## DIRECTIONS
Starting at the first line of the data, please print exactly those lines through the one that holds "markeredgewidth=2.6, color='#0072BD', zorder=3, clip_on=False)", omitting every picture.

───── SUPPLIED MATERIAL

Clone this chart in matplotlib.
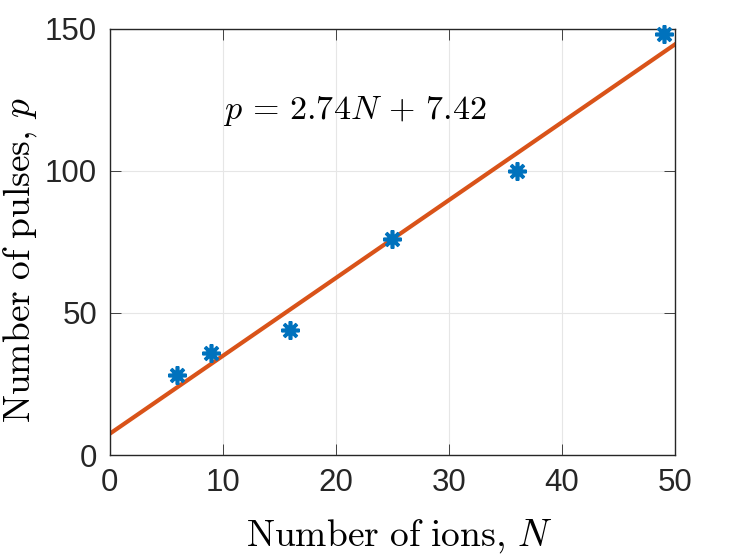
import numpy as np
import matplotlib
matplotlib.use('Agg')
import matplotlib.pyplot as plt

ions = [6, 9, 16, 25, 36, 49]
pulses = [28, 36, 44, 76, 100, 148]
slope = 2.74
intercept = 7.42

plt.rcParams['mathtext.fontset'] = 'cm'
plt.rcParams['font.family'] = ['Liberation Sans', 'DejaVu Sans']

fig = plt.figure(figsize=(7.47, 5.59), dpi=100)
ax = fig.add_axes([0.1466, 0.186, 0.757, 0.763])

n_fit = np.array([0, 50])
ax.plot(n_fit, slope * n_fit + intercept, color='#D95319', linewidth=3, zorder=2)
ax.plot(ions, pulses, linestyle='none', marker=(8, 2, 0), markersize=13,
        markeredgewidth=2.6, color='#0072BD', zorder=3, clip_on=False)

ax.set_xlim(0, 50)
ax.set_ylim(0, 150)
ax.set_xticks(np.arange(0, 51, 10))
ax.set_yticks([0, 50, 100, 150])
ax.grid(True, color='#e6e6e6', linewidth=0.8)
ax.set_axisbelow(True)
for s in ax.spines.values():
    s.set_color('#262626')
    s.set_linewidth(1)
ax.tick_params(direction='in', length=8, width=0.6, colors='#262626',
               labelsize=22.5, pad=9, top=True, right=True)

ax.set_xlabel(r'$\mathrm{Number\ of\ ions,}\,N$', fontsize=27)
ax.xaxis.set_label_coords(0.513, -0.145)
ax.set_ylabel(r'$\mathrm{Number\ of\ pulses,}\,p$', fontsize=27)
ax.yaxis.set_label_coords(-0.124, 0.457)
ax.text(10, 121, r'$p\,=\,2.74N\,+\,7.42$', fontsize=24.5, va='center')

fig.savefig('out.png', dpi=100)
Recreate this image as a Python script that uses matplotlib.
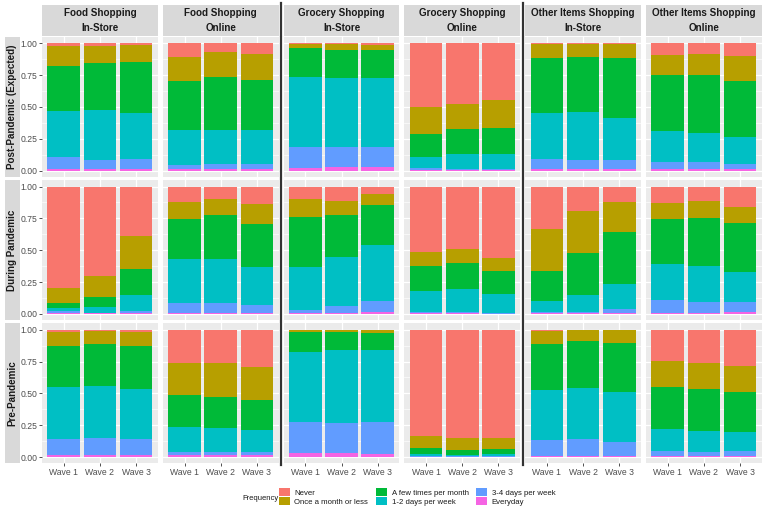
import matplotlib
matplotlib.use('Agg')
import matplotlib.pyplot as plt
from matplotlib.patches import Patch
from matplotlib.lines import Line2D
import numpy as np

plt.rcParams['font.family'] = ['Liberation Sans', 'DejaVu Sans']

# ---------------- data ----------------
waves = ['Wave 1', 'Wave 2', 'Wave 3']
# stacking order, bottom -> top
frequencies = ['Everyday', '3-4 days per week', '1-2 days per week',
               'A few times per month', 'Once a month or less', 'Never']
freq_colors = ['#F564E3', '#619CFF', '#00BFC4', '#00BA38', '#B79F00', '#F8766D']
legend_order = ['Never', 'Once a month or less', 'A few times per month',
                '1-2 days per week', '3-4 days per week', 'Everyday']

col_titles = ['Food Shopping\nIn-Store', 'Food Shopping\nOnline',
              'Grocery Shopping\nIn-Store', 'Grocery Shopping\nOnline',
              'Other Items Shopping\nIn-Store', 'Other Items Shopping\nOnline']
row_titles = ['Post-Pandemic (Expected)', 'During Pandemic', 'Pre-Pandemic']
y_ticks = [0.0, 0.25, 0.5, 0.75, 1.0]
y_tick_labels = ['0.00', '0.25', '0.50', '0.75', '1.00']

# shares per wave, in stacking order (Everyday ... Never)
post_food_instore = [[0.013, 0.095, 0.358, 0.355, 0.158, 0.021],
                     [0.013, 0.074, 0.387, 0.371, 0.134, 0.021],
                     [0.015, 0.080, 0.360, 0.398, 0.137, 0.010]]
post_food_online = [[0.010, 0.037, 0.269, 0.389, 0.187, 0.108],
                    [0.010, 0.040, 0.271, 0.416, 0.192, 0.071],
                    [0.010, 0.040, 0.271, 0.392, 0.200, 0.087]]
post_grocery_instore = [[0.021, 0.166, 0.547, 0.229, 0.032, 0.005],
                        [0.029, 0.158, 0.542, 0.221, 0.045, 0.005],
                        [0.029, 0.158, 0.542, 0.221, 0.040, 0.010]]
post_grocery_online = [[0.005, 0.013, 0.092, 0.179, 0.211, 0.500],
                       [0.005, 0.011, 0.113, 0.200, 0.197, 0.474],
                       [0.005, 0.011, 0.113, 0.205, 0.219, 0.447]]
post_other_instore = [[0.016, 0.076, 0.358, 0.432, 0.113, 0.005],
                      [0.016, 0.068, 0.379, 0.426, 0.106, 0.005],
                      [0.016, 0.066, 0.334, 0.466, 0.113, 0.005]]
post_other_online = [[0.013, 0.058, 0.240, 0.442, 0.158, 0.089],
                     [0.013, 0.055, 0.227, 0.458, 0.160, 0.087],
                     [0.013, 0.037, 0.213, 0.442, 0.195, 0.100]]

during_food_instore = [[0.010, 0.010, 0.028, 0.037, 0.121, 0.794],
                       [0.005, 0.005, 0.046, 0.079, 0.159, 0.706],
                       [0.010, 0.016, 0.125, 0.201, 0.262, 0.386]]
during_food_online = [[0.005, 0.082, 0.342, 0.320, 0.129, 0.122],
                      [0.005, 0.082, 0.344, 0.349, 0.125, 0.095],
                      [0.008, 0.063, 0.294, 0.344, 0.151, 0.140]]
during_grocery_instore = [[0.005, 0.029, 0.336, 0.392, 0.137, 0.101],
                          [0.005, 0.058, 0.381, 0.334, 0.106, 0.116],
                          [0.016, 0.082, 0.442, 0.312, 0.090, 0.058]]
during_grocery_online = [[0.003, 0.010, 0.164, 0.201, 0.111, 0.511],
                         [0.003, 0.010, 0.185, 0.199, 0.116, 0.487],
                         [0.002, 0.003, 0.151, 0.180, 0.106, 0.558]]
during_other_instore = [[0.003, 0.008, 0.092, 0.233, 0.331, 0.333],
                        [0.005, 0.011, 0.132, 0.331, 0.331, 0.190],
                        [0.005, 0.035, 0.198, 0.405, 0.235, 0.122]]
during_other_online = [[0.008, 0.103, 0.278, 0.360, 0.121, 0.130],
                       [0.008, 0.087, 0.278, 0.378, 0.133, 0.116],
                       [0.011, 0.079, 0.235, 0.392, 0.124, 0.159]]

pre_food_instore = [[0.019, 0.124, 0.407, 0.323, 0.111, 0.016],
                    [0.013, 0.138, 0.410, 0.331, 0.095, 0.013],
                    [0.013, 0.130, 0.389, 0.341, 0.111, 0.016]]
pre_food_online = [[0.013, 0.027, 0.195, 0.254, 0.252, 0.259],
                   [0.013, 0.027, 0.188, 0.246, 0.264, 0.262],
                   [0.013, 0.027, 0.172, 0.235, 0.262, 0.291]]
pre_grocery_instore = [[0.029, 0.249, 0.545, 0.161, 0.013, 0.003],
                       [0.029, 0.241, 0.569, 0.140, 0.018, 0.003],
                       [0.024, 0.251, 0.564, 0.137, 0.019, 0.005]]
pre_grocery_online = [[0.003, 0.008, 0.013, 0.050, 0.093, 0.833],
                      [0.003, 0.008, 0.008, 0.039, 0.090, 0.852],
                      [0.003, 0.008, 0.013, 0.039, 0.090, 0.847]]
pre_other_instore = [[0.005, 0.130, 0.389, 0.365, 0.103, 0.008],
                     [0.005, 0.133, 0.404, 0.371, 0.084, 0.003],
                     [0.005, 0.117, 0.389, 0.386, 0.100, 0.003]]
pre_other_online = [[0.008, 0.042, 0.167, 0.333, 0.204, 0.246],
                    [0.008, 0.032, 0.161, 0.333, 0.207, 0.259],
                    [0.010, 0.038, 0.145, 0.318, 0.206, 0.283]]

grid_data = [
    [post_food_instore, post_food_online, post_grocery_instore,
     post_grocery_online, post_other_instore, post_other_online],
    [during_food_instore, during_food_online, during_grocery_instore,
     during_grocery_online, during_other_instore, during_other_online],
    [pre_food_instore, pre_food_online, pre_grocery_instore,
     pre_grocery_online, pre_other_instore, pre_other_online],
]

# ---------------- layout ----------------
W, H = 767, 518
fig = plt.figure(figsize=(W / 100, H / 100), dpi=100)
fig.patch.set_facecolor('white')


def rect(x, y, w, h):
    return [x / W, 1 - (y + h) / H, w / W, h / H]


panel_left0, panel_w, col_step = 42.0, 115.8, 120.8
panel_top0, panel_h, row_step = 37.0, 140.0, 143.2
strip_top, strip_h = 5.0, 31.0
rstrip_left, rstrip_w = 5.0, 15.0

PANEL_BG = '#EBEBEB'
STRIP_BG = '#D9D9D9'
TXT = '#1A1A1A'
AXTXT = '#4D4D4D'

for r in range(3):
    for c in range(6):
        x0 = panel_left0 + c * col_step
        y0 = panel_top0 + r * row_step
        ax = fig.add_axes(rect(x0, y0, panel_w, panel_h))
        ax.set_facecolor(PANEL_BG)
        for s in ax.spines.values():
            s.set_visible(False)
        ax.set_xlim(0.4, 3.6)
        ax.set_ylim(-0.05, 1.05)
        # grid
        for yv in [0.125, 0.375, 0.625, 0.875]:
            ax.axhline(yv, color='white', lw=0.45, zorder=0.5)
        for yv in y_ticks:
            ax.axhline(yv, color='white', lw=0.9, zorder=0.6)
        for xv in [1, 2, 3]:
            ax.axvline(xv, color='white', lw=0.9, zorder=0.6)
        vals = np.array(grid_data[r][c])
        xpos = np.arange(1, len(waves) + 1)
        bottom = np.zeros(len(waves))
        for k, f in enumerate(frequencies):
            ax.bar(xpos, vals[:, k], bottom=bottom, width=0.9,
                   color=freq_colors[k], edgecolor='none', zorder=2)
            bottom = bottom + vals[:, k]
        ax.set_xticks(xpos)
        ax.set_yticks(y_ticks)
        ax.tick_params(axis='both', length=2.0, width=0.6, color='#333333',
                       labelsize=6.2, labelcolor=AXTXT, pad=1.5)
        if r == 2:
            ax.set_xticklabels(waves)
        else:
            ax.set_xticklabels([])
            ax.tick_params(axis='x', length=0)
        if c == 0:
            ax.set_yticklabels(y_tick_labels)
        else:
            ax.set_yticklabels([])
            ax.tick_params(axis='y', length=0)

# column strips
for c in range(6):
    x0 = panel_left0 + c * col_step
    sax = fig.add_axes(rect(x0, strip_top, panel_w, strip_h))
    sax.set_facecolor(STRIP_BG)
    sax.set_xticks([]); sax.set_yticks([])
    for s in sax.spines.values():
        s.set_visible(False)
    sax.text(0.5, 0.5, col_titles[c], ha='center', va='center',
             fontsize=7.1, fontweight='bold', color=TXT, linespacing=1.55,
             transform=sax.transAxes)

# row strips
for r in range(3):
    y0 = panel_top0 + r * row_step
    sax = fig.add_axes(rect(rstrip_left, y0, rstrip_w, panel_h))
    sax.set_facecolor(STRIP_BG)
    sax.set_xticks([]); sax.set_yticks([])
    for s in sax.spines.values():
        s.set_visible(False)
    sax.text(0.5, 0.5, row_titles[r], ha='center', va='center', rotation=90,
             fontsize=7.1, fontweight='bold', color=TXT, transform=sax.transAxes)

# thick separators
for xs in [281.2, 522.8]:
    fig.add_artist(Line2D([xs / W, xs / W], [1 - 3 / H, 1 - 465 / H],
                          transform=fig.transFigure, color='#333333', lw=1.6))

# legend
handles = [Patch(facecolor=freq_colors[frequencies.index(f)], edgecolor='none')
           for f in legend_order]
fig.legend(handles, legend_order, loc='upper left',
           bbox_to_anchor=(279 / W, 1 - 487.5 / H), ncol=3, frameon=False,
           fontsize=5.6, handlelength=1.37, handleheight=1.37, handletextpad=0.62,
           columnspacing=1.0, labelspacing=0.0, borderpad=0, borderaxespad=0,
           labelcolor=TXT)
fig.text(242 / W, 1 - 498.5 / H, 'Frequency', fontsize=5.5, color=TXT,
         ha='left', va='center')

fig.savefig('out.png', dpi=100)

──────────

## THE RESPONSE
Clone this chart in matplotlib.
import numpy as np
import matplotlib
matplotlib.use('Agg')
import matplotlib.pyplot as plt

ions = [6, 9, 16, 25, 36, 49]
pulses = [28, 36, 44, 76, 100, 148]
slope = 2.74
intercept = 7.42

plt.rcParams['mathtext.fontset'] = 'cm'
plt.rcParams['font.family'] = ['Liberation Sans', 'DejaVu Sans']

fig = plt.figure(figsize=(7.47, 5.59), dpi=100)
ax = fig.add_axes([0.1466, 0.186, 0.757, 0.763])

n_fit = np.array([0, 50])
ax.plot(n_fit, slope * n_fit + intercept, color='#D95319', linewidth=3, zorder=2)
ax.plot(ions, pulses, linestyle='none', marker=(8, 2, 0), markersize=13,
        markeredgewidth=2.6, color='#0072BD', zorder=3, clip_on=False)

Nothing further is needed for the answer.